▸ **Task statement**: Return verbatim everything from the first line through the line that contains "minimum height=384pt] (veh)", and stop there.

▸ **Data excerpt**:
──────────────────────────────

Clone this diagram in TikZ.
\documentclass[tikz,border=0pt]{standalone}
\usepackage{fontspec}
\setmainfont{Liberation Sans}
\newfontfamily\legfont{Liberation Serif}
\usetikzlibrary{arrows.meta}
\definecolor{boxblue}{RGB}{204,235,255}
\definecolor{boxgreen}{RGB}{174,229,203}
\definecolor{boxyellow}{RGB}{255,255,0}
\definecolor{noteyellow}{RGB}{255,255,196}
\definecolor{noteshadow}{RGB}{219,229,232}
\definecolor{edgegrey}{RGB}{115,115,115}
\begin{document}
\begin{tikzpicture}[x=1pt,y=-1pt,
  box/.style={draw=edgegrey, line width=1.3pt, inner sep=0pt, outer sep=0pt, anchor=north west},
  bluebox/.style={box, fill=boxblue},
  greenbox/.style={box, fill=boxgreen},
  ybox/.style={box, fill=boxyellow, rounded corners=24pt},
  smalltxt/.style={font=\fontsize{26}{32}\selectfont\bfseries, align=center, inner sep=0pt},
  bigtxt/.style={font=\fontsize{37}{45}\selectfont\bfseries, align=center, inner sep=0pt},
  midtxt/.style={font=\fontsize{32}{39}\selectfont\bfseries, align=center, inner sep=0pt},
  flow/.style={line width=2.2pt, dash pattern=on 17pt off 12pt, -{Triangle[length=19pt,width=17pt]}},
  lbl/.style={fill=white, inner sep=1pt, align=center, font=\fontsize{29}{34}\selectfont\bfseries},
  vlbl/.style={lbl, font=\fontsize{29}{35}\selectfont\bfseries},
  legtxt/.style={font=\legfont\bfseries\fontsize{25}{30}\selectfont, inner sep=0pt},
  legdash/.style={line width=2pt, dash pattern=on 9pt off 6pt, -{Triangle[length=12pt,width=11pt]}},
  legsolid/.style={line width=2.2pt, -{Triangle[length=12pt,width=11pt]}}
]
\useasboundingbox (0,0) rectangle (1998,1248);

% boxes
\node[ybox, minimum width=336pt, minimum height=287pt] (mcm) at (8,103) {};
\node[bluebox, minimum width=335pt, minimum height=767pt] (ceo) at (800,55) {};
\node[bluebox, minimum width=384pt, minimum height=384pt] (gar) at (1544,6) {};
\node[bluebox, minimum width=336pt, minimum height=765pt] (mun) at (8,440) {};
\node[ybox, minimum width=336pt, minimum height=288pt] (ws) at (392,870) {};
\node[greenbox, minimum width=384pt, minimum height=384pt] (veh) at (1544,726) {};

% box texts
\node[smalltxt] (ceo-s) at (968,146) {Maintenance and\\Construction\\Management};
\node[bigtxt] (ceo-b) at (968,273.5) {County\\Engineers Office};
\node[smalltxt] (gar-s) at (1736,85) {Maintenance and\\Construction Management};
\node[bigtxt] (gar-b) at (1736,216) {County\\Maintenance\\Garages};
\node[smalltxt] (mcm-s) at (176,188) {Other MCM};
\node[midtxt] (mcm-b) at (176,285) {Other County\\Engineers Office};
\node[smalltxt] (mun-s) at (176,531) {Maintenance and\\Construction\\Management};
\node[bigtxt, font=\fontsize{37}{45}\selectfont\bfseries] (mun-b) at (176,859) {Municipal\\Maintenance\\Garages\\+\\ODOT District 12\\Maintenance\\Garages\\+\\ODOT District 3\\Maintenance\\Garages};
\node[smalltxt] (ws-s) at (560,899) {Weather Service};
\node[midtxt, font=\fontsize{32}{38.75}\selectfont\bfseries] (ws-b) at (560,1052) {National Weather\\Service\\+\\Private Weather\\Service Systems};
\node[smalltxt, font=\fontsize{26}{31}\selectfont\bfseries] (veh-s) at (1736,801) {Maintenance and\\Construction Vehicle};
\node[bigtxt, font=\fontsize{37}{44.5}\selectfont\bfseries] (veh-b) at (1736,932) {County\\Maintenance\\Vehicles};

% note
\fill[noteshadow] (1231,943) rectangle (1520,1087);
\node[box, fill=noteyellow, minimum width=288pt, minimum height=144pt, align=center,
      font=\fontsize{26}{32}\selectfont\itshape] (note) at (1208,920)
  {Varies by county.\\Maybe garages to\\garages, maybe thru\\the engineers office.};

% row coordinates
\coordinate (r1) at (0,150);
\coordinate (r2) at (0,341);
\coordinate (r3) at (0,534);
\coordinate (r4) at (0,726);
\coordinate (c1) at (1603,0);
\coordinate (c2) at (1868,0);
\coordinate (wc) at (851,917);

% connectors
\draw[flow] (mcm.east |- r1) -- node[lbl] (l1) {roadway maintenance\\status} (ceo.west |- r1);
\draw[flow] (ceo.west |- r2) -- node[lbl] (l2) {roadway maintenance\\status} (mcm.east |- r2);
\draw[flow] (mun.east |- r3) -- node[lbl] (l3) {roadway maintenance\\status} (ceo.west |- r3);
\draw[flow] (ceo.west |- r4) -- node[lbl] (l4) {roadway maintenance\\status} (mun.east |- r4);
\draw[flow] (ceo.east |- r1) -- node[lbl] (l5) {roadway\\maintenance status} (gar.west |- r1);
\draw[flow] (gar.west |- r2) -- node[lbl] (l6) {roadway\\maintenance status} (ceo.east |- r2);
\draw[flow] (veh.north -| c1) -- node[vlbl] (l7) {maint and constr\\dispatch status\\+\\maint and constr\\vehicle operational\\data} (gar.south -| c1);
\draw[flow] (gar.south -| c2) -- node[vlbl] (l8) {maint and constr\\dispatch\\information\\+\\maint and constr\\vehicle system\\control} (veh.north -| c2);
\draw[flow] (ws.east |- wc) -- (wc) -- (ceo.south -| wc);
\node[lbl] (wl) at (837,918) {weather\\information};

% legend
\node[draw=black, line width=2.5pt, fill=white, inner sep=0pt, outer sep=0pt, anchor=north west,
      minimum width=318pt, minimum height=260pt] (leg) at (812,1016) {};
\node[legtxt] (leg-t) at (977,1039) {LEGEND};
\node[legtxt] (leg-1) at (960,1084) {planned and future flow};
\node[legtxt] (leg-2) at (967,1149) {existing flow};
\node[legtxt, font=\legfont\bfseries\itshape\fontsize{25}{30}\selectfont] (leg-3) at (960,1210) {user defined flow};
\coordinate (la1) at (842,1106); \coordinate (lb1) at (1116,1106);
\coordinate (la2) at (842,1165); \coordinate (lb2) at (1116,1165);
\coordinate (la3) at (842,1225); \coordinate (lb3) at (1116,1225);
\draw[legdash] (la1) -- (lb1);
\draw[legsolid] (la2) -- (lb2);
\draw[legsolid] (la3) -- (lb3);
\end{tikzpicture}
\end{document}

──────────────────────────────

▸ **Answer in full**:
Clone this diagram in TikZ.
\documentclass[tikz,border=0pt]{standalone}
\usepackage{fontspec}
\setmainfont{Liberation Sans}
\newfontfamily\legfont{Liberation Serif}
\usetikzlibrary{arrows.meta}
\definecolor{boxblue}{RGB}{204,235,255}
\definecolor{boxgreen}{RGB}{174,229,203}
\definecolor{boxyellow}{RGB}{255,255,0}
\definecolor{noteyellow}{RGB}{255,255,196}
\definecolor{noteshadow}{RGB}{219,229,232}
\definecolor{edgegrey}{RGB}{115,115,115}
\begin{document}
\begin{tikzpicture}[x=1pt,y=-1pt,
  box/.style={draw=edgegrey, line width=1.3pt, inner sep=0pt, outer sep=0pt, anchor=north west},
  bluebox/.style={box, fill=boxblue},
  greenbox/.style={box, fill=boxgreen},
  ybox/.style={box, fill=boxyellow, rounded corners=24pt},
  smalltxt/.style={font=\fontsize{26}{32}\selectfont\bfseries, align=center, inner sep=0pt},
  bigtxt/.style={font=\fontsize{37}{45}\selectfont\bfseries, align=center, inner sep=0pt},
  midtxt/.style={font=\fontsize{32}{39}\selectfont\bfseries, align=center, inner sep=0pt},
  flow/.style={line width=2.2pt, dash pattern=on 17pt off 12pt, -{Triangle[length=19pt,width=17pt]}},
  lbl/.style={fill=white, inner sep=1pt, align=center, font=\fontsize{29}{34}\selectfont\bfseries},
  vlbl/.style={lbl, font=\fontsize{29}{35}\selectfont\bfseries},
  legtxt/.style={font=\legfont\bfseries\fontsize{25}{30}\selectfont, inner sep=0pt},
  legdash/.style={line width=2pt, dash pattern=on 9pt off 6pt, -{Triangle[length=12pt,width=11pt]}},
  legsolid/.style={line width=2.2pt, -{Triangle[length=12pt,width=11pt]}}
]
\useasboundingbox (0,0) rectangle (1998,1248);

% boxes
\node[ybox, minimum width=336pt, minimum height=287pt] (mcm) at (8,103) {};
\node[bluebox, minimum width=335pt, minimum height=767pt] (ceo) at (800,55) {};
\node[bluebox, minimum width=384pt, minimum height=384pt] (gar) at (1544,6) {};
\node[bluebox, minimum width=336pt, minimum height=765pt] (mun) at (8,440) {};
\node[ybox, minimum width=336pt, minimum height=288pt] (ws) at (392,870) {};
\node[greenbox, minimum width=384pt, minimum height=384pt] (veh) at (1544,726) {};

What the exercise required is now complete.